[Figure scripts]
* START *
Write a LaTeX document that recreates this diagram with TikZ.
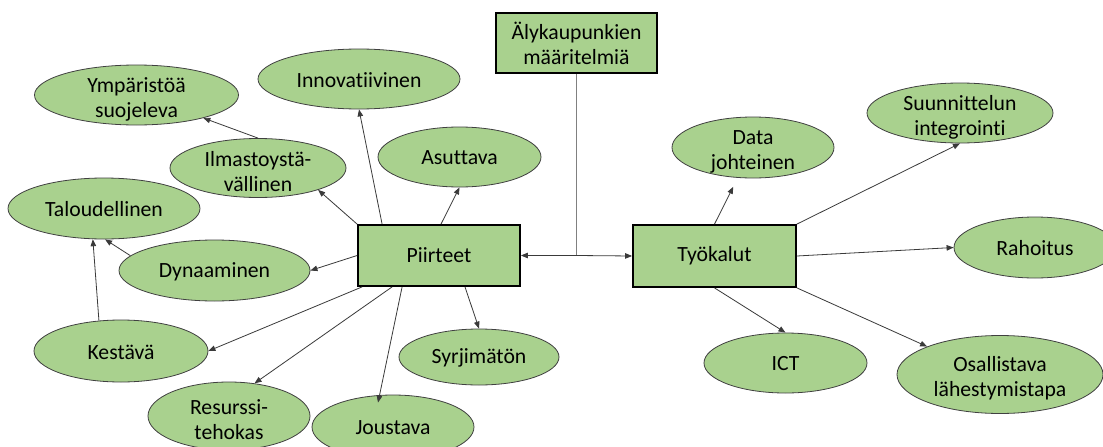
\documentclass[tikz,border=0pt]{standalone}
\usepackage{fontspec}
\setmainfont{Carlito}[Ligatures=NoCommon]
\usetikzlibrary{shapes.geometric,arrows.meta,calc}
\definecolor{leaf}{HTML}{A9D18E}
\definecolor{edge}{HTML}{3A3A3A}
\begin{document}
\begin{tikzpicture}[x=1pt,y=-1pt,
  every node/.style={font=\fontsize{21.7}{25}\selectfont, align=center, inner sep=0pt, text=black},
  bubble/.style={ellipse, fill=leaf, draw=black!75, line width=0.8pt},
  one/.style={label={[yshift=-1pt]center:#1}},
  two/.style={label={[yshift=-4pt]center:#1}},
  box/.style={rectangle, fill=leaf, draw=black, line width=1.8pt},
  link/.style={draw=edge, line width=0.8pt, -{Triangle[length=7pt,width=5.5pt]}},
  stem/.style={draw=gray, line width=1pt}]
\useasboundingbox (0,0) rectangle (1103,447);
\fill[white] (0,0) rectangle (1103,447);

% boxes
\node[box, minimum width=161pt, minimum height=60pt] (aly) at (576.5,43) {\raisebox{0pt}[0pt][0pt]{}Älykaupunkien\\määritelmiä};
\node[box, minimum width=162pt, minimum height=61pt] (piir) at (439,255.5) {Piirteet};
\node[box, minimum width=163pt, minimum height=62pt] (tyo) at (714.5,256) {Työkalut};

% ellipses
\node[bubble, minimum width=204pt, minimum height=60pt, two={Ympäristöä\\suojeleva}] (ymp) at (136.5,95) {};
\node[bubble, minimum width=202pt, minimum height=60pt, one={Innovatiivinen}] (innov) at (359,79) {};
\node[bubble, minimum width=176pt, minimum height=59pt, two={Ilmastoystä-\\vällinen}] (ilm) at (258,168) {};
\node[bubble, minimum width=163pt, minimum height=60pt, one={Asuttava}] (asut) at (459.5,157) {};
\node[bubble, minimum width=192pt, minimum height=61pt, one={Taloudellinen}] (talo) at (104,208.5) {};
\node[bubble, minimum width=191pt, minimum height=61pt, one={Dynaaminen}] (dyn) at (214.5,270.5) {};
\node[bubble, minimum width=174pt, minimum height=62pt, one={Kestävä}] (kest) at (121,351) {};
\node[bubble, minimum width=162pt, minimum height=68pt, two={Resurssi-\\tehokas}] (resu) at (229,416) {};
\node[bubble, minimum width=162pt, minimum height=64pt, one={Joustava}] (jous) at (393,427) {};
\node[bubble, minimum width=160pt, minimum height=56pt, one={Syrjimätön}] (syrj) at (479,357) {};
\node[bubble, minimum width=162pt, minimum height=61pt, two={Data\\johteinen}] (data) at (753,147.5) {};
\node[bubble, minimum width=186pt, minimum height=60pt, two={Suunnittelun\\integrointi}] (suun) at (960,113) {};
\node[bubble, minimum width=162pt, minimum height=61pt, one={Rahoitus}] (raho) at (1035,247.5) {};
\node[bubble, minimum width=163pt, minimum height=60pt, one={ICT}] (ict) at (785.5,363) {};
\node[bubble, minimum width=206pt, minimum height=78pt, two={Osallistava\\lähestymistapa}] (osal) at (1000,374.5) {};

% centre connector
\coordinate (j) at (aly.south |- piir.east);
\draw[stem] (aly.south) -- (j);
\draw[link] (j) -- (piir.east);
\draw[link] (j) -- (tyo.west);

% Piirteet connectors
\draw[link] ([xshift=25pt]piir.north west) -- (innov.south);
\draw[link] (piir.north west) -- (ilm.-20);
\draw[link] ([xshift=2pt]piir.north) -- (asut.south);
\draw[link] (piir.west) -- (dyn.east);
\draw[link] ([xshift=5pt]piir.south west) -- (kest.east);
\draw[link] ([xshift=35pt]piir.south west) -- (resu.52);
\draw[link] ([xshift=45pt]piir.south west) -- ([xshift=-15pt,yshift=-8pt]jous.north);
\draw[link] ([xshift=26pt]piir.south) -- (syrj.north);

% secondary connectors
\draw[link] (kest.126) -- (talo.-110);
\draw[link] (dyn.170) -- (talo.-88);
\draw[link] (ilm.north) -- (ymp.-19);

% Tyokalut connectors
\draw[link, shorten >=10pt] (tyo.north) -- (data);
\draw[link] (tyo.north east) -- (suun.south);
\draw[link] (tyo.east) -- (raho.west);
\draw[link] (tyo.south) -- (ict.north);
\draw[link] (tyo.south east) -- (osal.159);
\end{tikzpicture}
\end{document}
* END *
* START *
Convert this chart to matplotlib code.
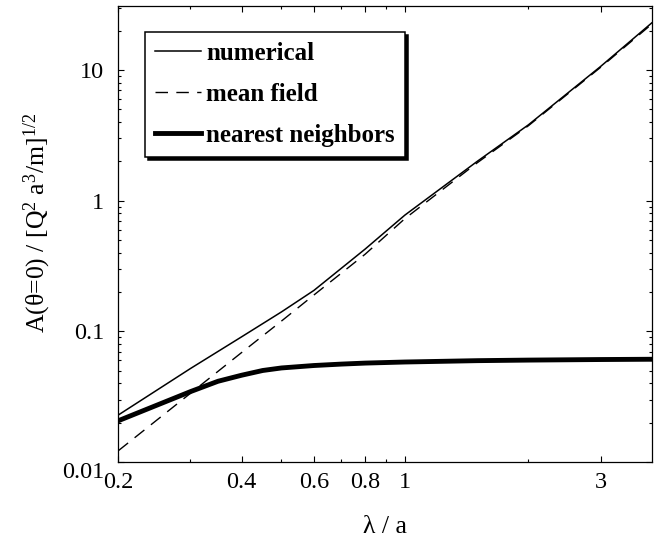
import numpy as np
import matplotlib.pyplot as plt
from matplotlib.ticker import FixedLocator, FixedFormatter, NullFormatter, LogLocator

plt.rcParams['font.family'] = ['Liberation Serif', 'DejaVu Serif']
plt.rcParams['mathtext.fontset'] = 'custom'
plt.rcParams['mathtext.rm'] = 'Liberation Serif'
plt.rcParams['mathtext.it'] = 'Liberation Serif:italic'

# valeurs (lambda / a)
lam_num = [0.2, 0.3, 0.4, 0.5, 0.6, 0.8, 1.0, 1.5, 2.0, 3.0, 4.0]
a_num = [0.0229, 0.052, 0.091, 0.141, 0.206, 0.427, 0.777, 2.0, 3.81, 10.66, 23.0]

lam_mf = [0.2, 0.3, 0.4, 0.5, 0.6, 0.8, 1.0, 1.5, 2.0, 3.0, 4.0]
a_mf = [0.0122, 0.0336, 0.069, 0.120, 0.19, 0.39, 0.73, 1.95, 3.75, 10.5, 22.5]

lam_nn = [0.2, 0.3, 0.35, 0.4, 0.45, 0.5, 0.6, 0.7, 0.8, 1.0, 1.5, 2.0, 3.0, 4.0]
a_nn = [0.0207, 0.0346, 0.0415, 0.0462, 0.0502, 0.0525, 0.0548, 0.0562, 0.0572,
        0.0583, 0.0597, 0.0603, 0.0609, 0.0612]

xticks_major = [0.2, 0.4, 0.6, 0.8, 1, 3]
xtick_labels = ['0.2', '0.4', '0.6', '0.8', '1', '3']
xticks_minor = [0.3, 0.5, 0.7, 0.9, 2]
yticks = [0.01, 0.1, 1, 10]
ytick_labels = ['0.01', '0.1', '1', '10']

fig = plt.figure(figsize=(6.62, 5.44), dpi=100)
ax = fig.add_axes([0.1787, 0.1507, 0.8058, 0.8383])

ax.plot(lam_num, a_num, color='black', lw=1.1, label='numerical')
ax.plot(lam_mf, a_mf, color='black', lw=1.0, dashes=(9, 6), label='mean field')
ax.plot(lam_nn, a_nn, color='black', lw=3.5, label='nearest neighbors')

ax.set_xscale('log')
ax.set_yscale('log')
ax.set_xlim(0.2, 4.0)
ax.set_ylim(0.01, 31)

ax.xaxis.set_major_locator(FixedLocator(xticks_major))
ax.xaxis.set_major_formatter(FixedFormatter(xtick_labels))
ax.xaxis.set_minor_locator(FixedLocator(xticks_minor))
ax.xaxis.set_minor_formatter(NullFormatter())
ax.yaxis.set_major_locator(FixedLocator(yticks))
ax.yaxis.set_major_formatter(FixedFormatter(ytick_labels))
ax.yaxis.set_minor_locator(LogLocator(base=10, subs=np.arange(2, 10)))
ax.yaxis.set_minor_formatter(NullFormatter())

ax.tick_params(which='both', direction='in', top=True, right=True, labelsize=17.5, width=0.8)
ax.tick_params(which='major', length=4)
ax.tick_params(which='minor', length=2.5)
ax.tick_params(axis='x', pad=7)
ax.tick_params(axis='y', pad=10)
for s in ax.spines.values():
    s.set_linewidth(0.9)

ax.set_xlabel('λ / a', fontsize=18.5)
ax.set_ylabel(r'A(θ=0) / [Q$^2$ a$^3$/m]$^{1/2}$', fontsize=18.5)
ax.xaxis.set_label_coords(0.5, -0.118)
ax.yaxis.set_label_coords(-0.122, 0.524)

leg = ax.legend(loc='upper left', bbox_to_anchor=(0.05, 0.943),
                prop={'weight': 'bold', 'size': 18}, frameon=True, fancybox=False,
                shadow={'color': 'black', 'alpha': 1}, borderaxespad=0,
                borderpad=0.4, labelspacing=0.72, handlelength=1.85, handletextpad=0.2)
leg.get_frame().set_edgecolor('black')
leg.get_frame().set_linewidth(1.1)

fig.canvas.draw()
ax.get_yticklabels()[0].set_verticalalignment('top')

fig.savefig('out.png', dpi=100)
* END *
* START *
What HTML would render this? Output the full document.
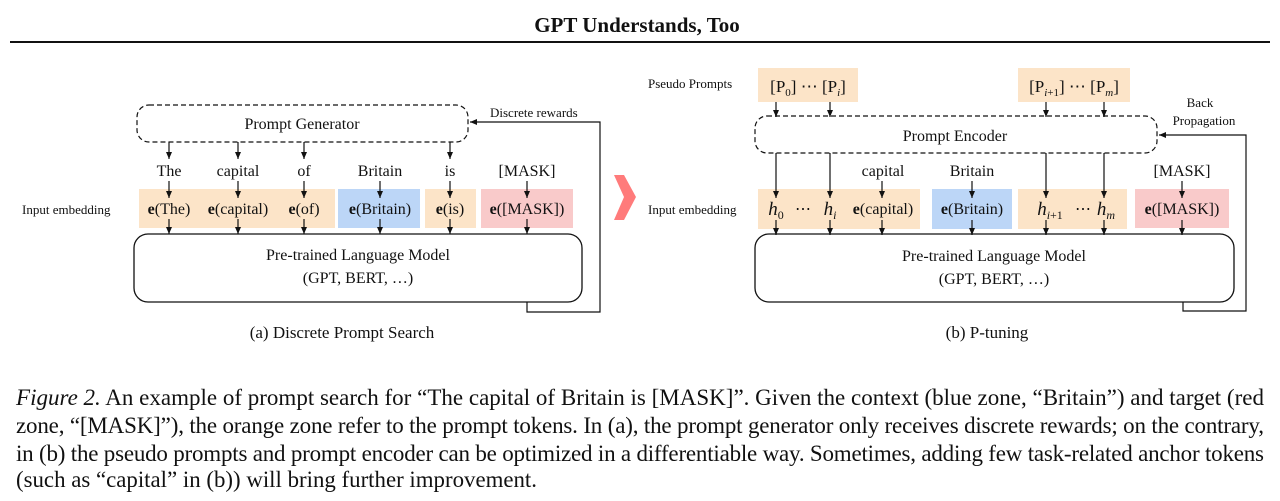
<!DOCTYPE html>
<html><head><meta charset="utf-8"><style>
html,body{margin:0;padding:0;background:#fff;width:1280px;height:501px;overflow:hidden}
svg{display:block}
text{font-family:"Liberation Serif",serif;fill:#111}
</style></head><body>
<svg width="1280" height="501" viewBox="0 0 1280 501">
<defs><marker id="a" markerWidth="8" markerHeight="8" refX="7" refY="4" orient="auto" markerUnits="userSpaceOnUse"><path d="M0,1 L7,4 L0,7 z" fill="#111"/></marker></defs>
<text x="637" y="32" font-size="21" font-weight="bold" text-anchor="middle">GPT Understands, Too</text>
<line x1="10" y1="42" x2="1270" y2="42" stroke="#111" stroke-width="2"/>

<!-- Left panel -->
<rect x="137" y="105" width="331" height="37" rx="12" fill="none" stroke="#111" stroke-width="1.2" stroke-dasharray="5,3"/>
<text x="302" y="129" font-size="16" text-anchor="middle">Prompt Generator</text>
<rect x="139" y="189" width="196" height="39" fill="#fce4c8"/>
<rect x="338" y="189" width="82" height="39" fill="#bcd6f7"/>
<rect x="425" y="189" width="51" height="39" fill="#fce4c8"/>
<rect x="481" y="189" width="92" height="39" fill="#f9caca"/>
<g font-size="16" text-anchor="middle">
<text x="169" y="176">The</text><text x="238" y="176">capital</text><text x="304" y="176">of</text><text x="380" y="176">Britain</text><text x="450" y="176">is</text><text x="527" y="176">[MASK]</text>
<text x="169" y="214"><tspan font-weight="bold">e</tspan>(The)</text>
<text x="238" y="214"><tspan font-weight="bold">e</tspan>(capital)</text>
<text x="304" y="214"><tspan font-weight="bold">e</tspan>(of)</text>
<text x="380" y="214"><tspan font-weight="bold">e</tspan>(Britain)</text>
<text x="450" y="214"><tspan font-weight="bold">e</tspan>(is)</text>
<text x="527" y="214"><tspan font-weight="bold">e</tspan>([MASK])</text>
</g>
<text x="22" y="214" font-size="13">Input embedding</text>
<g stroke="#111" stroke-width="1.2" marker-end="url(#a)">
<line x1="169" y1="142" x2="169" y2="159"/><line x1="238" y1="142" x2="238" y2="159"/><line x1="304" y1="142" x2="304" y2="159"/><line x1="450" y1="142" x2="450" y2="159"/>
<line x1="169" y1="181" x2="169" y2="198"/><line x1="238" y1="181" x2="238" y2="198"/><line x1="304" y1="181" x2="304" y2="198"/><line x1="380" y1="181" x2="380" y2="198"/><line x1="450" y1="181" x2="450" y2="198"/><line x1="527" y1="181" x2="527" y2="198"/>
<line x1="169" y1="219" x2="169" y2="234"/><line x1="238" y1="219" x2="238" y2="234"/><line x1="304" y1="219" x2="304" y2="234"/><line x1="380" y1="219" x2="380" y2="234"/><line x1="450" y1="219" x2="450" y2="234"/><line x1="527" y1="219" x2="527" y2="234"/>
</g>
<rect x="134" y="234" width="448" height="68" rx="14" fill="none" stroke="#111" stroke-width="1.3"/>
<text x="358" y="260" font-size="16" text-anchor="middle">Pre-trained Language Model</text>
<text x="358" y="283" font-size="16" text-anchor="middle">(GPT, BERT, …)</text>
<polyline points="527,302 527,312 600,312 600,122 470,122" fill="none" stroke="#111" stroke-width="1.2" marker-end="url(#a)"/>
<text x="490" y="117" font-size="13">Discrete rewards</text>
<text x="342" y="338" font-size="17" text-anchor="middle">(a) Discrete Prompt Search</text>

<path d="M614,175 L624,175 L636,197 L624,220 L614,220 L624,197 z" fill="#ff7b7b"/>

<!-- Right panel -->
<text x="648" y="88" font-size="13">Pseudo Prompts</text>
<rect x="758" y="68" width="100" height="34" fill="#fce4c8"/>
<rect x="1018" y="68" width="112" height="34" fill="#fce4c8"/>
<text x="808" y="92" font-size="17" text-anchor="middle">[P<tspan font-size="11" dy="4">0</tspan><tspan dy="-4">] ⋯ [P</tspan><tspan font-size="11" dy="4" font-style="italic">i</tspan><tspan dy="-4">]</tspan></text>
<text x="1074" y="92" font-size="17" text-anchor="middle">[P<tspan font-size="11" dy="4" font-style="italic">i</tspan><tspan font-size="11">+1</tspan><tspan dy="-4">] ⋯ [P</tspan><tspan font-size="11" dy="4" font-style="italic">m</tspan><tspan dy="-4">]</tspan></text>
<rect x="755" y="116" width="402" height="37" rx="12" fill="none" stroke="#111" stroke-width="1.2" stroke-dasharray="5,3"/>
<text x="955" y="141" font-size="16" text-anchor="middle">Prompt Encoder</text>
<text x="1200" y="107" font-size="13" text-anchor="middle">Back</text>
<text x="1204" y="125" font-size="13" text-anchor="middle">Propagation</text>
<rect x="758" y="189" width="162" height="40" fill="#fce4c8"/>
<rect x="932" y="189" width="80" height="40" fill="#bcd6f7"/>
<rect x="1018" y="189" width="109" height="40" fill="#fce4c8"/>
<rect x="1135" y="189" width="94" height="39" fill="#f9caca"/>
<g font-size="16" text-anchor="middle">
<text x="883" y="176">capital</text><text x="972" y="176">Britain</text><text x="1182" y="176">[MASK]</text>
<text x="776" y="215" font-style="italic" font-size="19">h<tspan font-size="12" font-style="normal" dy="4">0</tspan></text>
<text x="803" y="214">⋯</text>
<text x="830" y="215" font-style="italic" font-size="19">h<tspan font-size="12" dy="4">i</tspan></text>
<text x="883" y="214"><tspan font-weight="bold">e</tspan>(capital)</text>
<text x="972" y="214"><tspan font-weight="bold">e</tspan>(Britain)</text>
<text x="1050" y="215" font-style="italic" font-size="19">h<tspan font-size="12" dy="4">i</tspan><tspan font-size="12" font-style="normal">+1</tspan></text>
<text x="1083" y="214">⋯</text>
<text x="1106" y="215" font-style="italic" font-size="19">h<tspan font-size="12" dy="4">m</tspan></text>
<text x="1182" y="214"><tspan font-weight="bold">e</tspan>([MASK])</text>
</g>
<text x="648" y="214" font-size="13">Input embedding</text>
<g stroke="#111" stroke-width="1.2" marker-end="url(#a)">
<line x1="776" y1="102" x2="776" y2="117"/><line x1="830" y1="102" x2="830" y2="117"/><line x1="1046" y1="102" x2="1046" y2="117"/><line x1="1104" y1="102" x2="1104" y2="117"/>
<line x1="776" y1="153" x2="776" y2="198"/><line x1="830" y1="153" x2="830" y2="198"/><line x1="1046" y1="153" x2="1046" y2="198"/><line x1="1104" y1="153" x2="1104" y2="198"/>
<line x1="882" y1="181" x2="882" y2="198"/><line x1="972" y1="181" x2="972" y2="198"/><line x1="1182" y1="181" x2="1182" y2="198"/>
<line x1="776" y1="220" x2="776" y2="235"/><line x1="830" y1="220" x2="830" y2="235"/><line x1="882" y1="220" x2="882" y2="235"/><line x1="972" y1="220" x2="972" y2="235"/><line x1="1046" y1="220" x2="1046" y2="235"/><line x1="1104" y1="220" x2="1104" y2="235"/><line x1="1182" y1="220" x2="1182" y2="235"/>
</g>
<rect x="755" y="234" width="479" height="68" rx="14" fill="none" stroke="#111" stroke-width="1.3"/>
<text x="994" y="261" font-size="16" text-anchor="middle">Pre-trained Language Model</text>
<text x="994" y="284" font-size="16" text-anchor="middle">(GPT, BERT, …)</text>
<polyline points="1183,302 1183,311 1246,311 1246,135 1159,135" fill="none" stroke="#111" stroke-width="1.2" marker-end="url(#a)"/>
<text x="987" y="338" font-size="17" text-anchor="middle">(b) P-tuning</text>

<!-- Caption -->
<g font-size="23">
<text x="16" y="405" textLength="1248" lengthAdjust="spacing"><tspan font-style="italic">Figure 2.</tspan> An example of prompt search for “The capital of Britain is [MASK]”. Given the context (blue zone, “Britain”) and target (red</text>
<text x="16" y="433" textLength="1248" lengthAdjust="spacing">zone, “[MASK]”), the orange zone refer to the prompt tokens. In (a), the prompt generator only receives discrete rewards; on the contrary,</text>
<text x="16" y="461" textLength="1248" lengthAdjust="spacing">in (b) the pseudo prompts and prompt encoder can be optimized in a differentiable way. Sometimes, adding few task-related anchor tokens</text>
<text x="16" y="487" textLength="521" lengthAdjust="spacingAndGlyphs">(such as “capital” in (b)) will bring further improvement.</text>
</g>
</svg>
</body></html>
* END *
= Task goal =
Pictures stay out: repeat exactly only the lines from the one with "Convert this chart to matplotlib code." through the one with "3.75, 10.5, 22.5]".

= Full output =
Convert this chart to matplotlib code.
import numpy as np
import matplotlib.pyplot as plt
from matplotlib.ticker import FixedLocator, FixedFormatter, NullFormatter, LogLocator

plt.rcParams['font.family'] = ['Liberation Serif', 'DejaVu Serif']
plt.rcParams['mathtext.fontset'] = 'custom'
plt.rcParams['mathtext.rm'] = 'Liberation Serif'
plt.rcParams['mathtext.it'] = 'Liberation Serif:italic'

# valeurs (lambda / a)
lam_num = [0.2, 0.3, 0.4, 0.5, 0.6, 0.8, 1.0, 1.5, 2.0, 3.0, 4.0]
a_num = [0.0229, 0.052, 0.091, 0.141, 0.206, 0.427, 0.777, 2.0, 3.81, 10.66, 23.0]

lam_mf = [0.2, 0.3, 0.4, 0.5, 0.6, 0.8, 1.0, 1.5, 2.0, 3.0, 4.0]
a_mf = [0.0122, 0.0336, 0.069, 0.120, 0.19, 0.39, 0.73, 1.95, 3.75, 10.5, 22.5]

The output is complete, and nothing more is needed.